3. RPA and workflow tools are a match made in heaven, and businesses can certainly use this to their advantage.

The two kinds of tools complement each other efficiently. Therefore, using both is likely to achieve the optimal cost-effectiveness.

Let’s see how this works: an RPA tool awaits a signal from the workflow tool, calling upon it for process completion. When it receives the signal, it becomes active and does the job, it finalises the process and then feeds it back into the workflow tool.

To better understand how they round each other off, think about a customer who complains and asks to be compensated. The automation tool can apply the compensation to the customer’s account and then feed it back into the workflow for authorisation of the required amount. Robotic process automation can then complete the task by sending the client a notification in letter or email format.

4. Robotic process automation enables high-level communication, according to CiGen founders.

This is because it can complement or even replace document automation tools in conveying professional and meaningful messages.

Document automation software manages all the documents of a company, and ensures that all changes are applied consistently across the board. Suppose an employee got married and consequently changed her second name. With the help of such software, the change could be made in a single document where the name occurs, and then be applied to all other documents.

Additionally, robotic process automation can be used as a tool to create documents automatically by comparing data stored in different systems. In Daniel Pullen’s words, this means that “RPA can be used to ensure the end users are receiving accurate and current data”.

5. Robotic process automation allows users to schedule the realisation of the automated processes.

In fact, scheduling is the consensual approach to the execution of routine tasks.
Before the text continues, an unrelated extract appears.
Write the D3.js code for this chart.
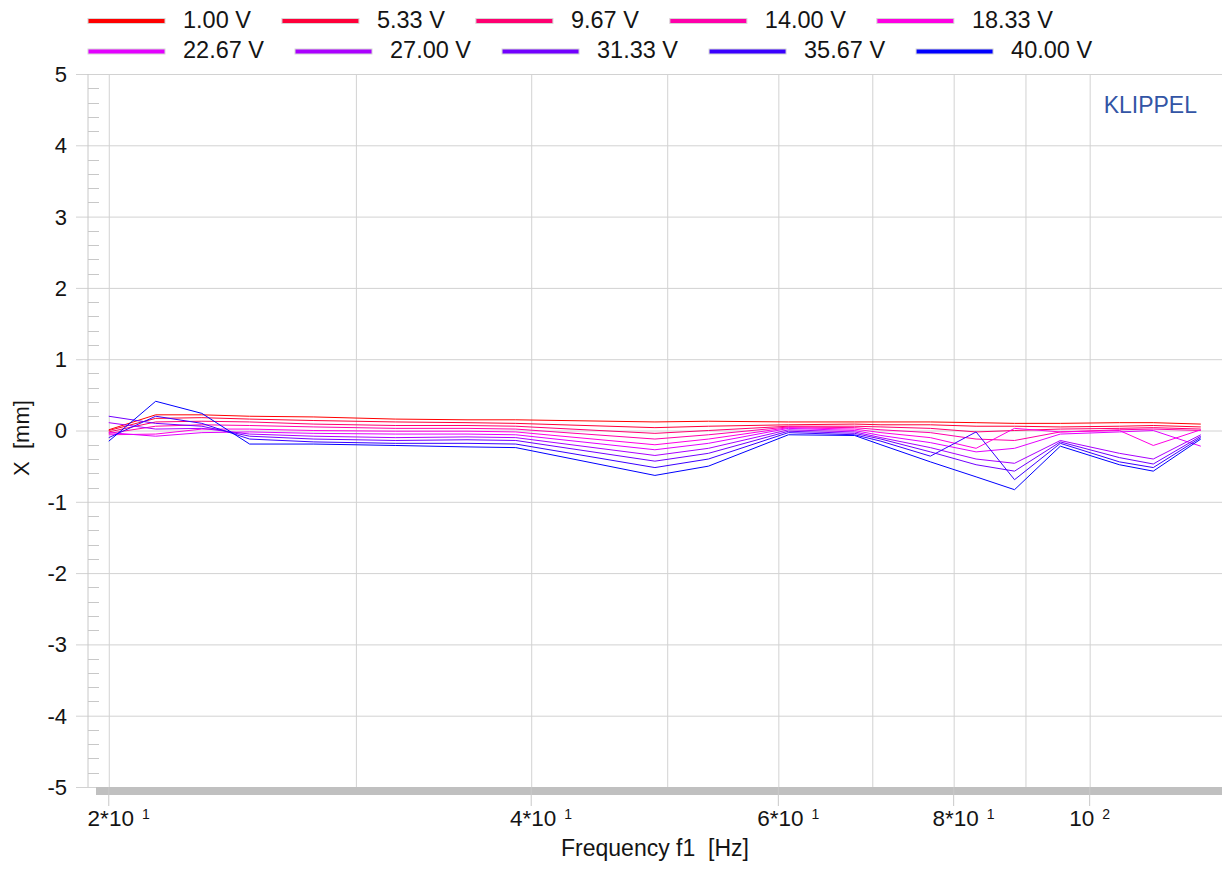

Robotic process automation software typically has scheduling abilities built into its system - this is the case, for example, of UiPath with which we work exclusively here at CiGen.

But RPA is not merely a scheduling device. In short, this is because there are two ways in which scheduled automation can be run, with and without human intervention, respectively. In attended automation, the software tracks a human’s use of an application and starts to run a support process when triggered by specific actions, such as a button click. In unattended automation, on the other hand, the trigger need not be a human action - it can be just an email or a particular file.

6. Another crucial benefit of robotic process automation is that it does not require setting up an Application Programming Interface (API) prior to the use of RPA tools.

This is indeed advantageous because implementing APIs can be expensive and time consuming. Moreover, APIs may also call for a high level of expertise of the underlying system, according to Andrew Rayner, product director at UiPath. This can further increase the API time- and money-wise costs.

Robotic process automation software has a faster, more readily available method for interacting with the application. This is, they have their own Graphical User Interfaces (GUIs). These are easier to use and require less technical knowledge. RPA tools perform the same interactions as a human being (e.g., pressing buttons, sending keystrokes and reading text) through the same user interface. Value for money, indeed.


Most people are rather concerned about automation, mainly because of perceiving a big threat along the lines of 'those nasty robots who will steal our jobs'. However, experts in the field highlight the positive effects that robotic process automation is likely to have on the labour market and, more generally, on the way we work and perceive work.

This article followed the experts’ direction. The six benefits that we discussed ultimately highlight the fact that automation tools are a means towards making businesses increasingly efficient. To this end, the main tactic is releasing skilled humans from the boredom of dull and repetitive tasks, and allowing them to make better use of their minds through more complex, creative tasks.